As a parallel hardware path, I want to use this differential output of LM5401 to drive DS25CP152's second intput. Here are my first questions: Is there any hysteresis in DS25CP152 or is that reflected in the propagation delay of 500ps? It this propagation delay dependent on the rise-time of the clock? Is the propagation delay constant over liefetime and temperature, e.g. can I parameterize it and use a phase-correction algorithm in SW?

I will decouple the signal between LM5401 and DS25CP152 with capacitors and rebias it tho DS25CP152's common mode input. Any comment to that?

The LVDS output of DS25CP152 is specified as 250mV to 450mV differential. ADC12DL specifies minimum input swing of 0,4V. In the following picuter of DS25CP152's datasheet I wonder if DS25CP152  has rather 500mV to 900mV swing.

image.png

 

Kind regards,

 

Simon

  • Hi Simon, 

    We don't have any hysteresis spec'd for this device, but the propagation delay should have that factored in. It measures the time it takes the VOD to cross 0V from when the VID crosses 0V (Figure 6). Regardless, if you are wanting to know how the propagation delay will change for a given device across its recommended operating conditions, you can use the random jitter spec (t_RJ) for clock signals. For example, if you give a 1.1 GHz clock signal as an input, the output will only deviate 0.5ps from its expected edge.

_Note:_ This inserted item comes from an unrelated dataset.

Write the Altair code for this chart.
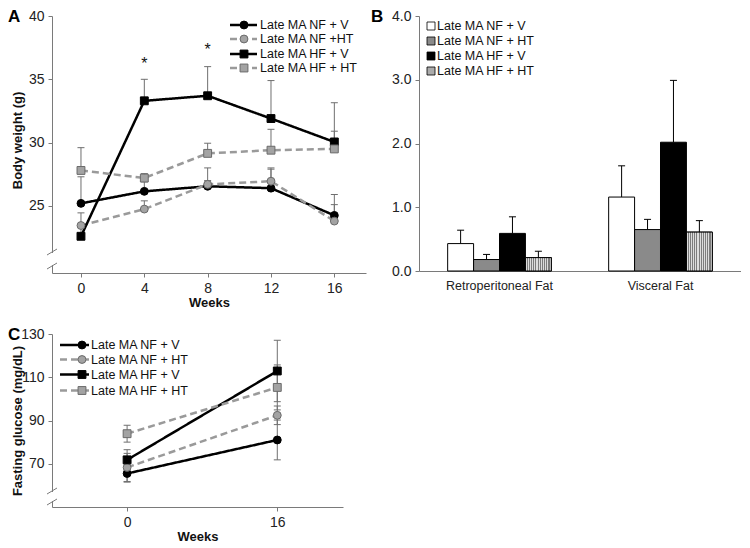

    For re-biasing the ac-coupled LVDS signals, you can refer to this app note for some examples on how to do that: https://www.ti.com/lit/ab/slaa840/slaa840.pdf?ts=1777475402421&ref_url=https%253A%252F%252Fwww.google.com%252F 

    For your question on Figure 12, that is showing the differential output voltage swinging between +400mV and -400mV which is within spec limits. The center horizontal line with the "M1" label is 0V. 

    Regards,

    Matt

  • Hi Matt,

    Thanks or the App-Note. Very interesting read.

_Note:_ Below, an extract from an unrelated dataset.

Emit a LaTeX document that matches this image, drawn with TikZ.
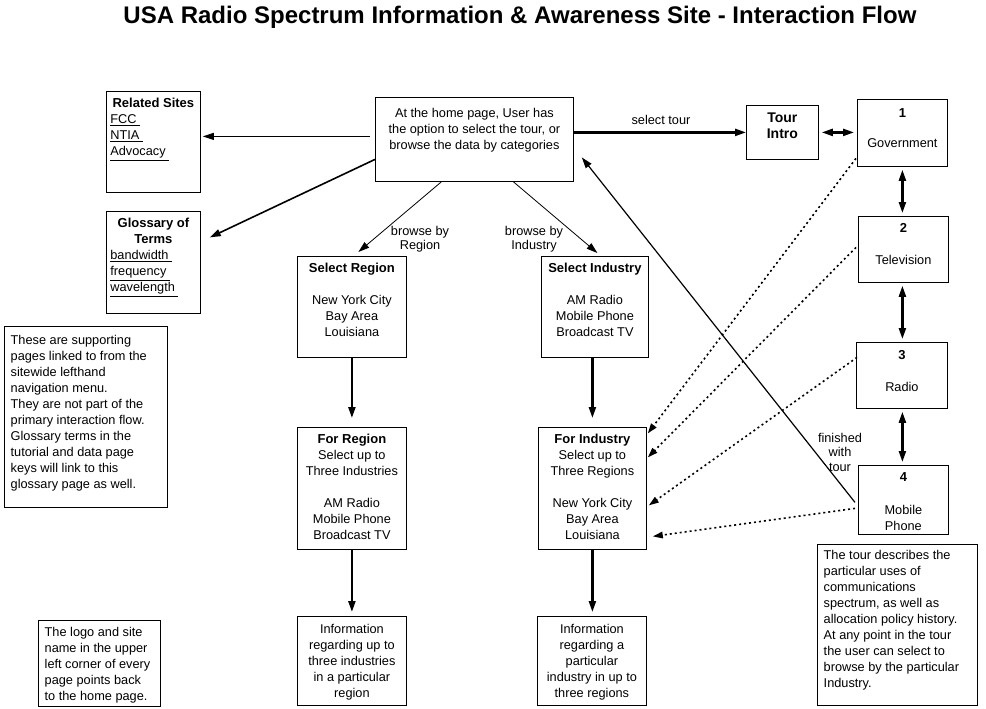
\documentclass[tikz,border=0pt]{standalone}
\usepackage{fontspec}
\setmainfont{Liberation Sans}
\usetikzlibrary{arrows.meta}
\newcommand{\pagetext}[4]{\parbox[t][#2pt][t]{#1pt}{\vspace*{#3pt}#4}}
\newcommand{\boxhead}[1]{{\fontsize{13}{16}\selectfont\bfseries #1}}

\begin{document}
\begin{tikzpicture}[x=1pt, y=-1pt, >={Triangle[length=11pt,width=7pt]}, every node/.style={font=\fontsize{12.75}{16}\selectfont}]
	\tikzstyle{box}=[draw, anchor=north west, inner xsep=4pt, inner ysep=0pt, line width=0.8pt]
	\tikzstyle{note}=[box, inner xsep=6pt, line width=1.4pt]
	\tikzstyle{annot}=[align=center, inner sep=0pt, font=\fontsize{12.75}{14.5}\selectfont]
	\tikzstyle{thin arrow}=[->, line width=0.8pt]
	\tikzstyle{mid arrow}=[->, line width=1.6pt]
	\tikzstyle{thick arrow}=[->, line width=2.2pt]
	\tikzstyle{tour step}=[<->, line width=2.2pt, shorten <=3pt, shorten >=3pt]
	\tikzstyle{dot arrow}=[-{Triangle[length=10pt,width=6.5pt]}, line width=1.6pt, dash pattern=on 2pt off 3pt]
	
	\useasboundingbox (0,0) rectangle (986,709);
	
	% Title
	\node[font=\fontsize{24}{28}\selectfont\bfseries] (title) at (520,17) {USA Radio Spectrum Information \& Awareness Site - Interaction Flow};
	
	% Draw the supporting pages
	\node[box] (rel) at (106,91) {\pagetext{86}{101}{7}{\centerline{\boxhead{Related Sites}}\underline{FCC\ }\\\underline{NTIA\ }\\\underline{Advocacy\ }}};
	\node[box] (glos) at (106,211) {\pagetext{86}{102}{7}{\centerline{\boxhead{Glossary of}}\centerline{\boxhead{Terms}}\underline{bandwidth\ }\\\underline{frequency\ }\\\underline{wavelength\ }}};
	
	% Draw the home page
	\node[box] (home) at (375,97) {\pagetext{190}{84}{11}{\centering At the home page, User has\\the option to select the tour, or\\browse the data by categories}};
	
	% Draw the tour
	\node[box] (tour) at (746,105) {\pagetext{64}{54}{7}{\centering\fontsize{14}{16}\selectfont\bfseries Tour\\Intro}};
	\node[box] (gov) at (857,99) {\pagetext{82}{67}{9}{\centering\boxhead{1}\\[14pt]Government}};
	\node[box] (tv) at (858,216) {\pagetext{82}{66}{7}{\centering\boxhead{2}\\[16pt]Television}};
	\node[box] (radio) at (856,342) {\pagetext{83}{66}{8}{\centering\boxhead{3}\\[16pt]Radio}};
	\node[box] (mobile) at (858,465) {\pagetext{82}{69}{7}{\centering\boxhead{4}\\[17pt]Mobile\\Phone}};
	
	% Draw the region branch
	\node[box] (selreg) at (297,256) {\pagetext{101}{101}{7}{\centering\boxhead{Select Region}\\[16pt]New York City\\Bay Area\\Louisiana}};
	\node[box] (forreg) at (297,427) {\pagetext{101}{122}{7}{\centering\boxhead{For Region}\\Select up to\\Three Industries\\[16pt]AM Radio\\Mobile Phone\\Broadcast TV}};
	\node[box] (inforeg) at (297,616) {\pagetext{101}{89}{8}{\centering Information\\regarding up to\\three industries\\in a particular\\region}};
	
	% Draw the industry branch
	\node[box] (selind) at (541,256) {\pagetext{99}{101}{7}{\centering\boxhead{Select Industry}\\[16pt]AM Radio\\Mobile Phone\\Broadcast TV}};
	\node[box] (forind) at (538,427) {\pagetext{100}{122}{7}{\centering\boxhead{For Industry}\\Select up to\\Three Regions\\[16pt]New York City\\Bay Area\\Louisiana}};
	\node[box] (infoind) at (537,616) {\pagetext{101}{89}{8}{\centering Information\\regarding a\\particular\\industry in up to\\three regions}};
	
	% Draw the notes
	\node[note] (notesupport) at (4,326) {\pagetext{151}{181}{9}{\raggedright These are supporting\\pages linked to from the\\sitewide lefthand\\navigation menu.\\They are not part of the\\primary interaction flow.\\Glossary terms in the\\tutorial and data page\\keys will link to this\\glossary page as well.}};
	\node[note] (notelogo) at (38,620) {\pagetext{110}{86}{7}{\raggedright The logo and site\\name in the upper\\left corner of every\\page points back\\to the home page.}};
	\node[note] (notetour) at (817,544) {\pagetext{148}{161}{6}{\raggedright The tour describes the\\particular uses of\\communications\\spectrum, as well as\\allocation policy history.\\At any point in the tour\\the user can select to\\browse by the particular\\Industry.}};
	
	% Draw arrows from the home page
	\path[thin arrow] ([xshift=-5pt,yshift=3pt]home.west) edge ([xshift=2pt,yshift=5.5pt]rel.east);
	\path[mid arrow] ([yshift=-20pt]home.west) edge ([xshift=9pt,yshift=25pt]glos.east);
	\path[thin arrow] ([xshift=-33pt]home.south) edge ([xshift=6.5pt,yshift=4pt]selreg.north);
	\path[thin arrow] ([xshift=39pt]home.south) edge ([xshift=2.5pt,yshift=3pt]selind.north);
	\path[thick arrow] (home.east |- tour.west) edge (tour.west);
	
	% Draw the tour steps
	\path[tour step] (tour.east) edge (gov.west |- tour.east);
	\path[tour step] (gov.south) edge (gov.south |- tv.north);
	\path[tour step] (gov.south |- tv.south) edge (gov.south |- radio.north);
	\path[tour step] (gov.south |- radio.south) edge (gov.south |- mobile.north);
	\path[thin arrow, line width=1.2pt] ([xshift=-3pt,yshift=-2.5pt]mobile.west) edge ([xshift=8pt,yshift=-18pt]home.east);
	
	% Dotted jumps from the tour
	\path[dot arrow] ([xshift=-1pt,yshift=-25.5pt]gov.west) edge ([xshift=1pt,yshift=55pt]forind.east);
	\path[dot arrow] ([xshift=-2pt,yshift=2pt]tv.west) edge ([xshift=1pt,yshift=31pt]forind.east);
	\path[dot arrow] ([xshift=1pt,yshift=18pt]radio.west) edge ([xshift=2pt,yshift=-17pt]forind.east);
	\path[dot arrow] ([xshift=-3pt,yshift=-8.5pt]mobile.west) edge ([xshift=6pt,yshift=-48pt]forind.east);
	
	% Draw the branch arrows
	\path[thick arrow, shorten >=9pt] (selreg.south) edge (forreg.north);
	\path[thick arrow, shorten >=9pt] (forind.north |- selind.south) edge (forind.north);
	\path[thick arrow, shorten >=4pt] (forreg.south) edge (inforeg.north);
	\path[thick arrow, shorten >=4pt] (forind.south) edge (forind.south |- infoind.north);
	
	% Annotate the arrows
	\node[annot] (selecttour) at (661,120) {select tour};
	\node[annot] (byregion) at (420,239) {browse by\\Region};
	\node[annot] (byindustry) at (534,239) {browse by\\Industry};
	\node[annot] (finished) at (840,452) {finished\\with\\tour};
\end{tikzpicture}
\end{document}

    For your question on Figure 12, that is showing the differential output voltage swinging between +400mV and -400mV which is within spec limits.

    -400mV up to 400mV is in my opinion 800mV differential swing. That would be good, ADC12DL needs more then LVDS spec. I cannot link the  DS25CP152 table spec of 250mV to 450mV against the picture figure 12. It seems "doubled" to me. Please clearify.

    Kind regards,

    Simon

  • Hi Simon, 

    That is incorrect. The differential output voltage is the voltage difference between OUT+ and OUT- pins. For example, if the single ended voltage (measured with respect to GND) of the OUT+ pin is 1.4V and the OUT- pin is 1.0V, the differential voltage between those 2 pins is 400mV. If the logic state is inverted and OUT+ becomes 1.0V and OUT- becomes 1.4V, the differential voltage will be -400mV. In the datasheet, the VOD spec limit is described as an absolute value (sometimes written as |VOD|), meaning that it represents positive and negative values. For example, if the typical VOD spec is 350mV, this means the voltage between OUT+ and OUT- will be +350mV for a logic HIGH state and -350mV for a logic LOW state.

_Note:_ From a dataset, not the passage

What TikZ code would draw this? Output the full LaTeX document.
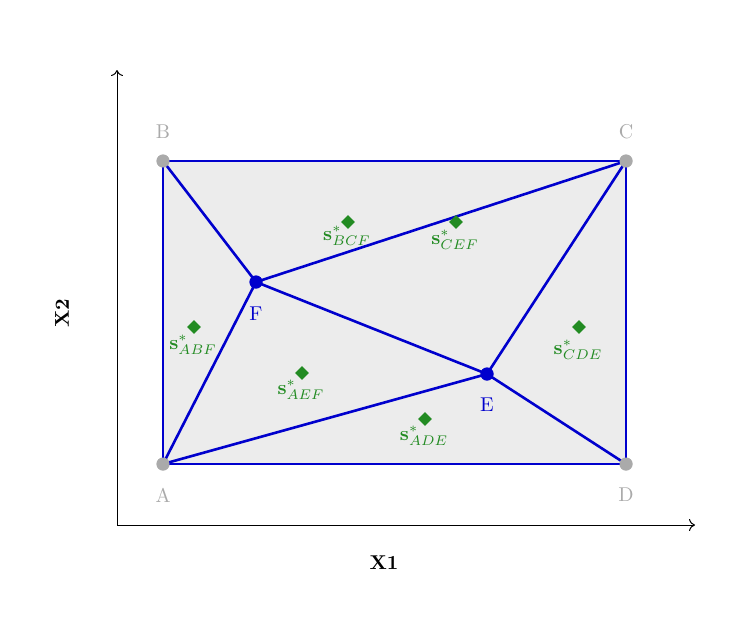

    What you described as the "differential swing" was assuming OUT+ has a single ended voltage of 400mV and OUT- at -400mV, which is not what this device does. 

    Figure 12 is not showing the raw LVDS signals. It is using a Math function on the oscilloscope to calculate the differential voltage by calculating the voltage difference between 2 channels where one channel is on OUT+ and the other is on OUT-. Hence the "M1" label on the curve. 

    The TIA-644 LVDS standard state that and LVDS steady state output voltage should be between 247mV and 454mV. If that ADC needs more than that, and LVDS device won't work since that technically isn't an LVDS signal anymore. You might be needing LVPECL instead. If that's the case, something like SN65LVP19 could work. 

    Regards,

    Matt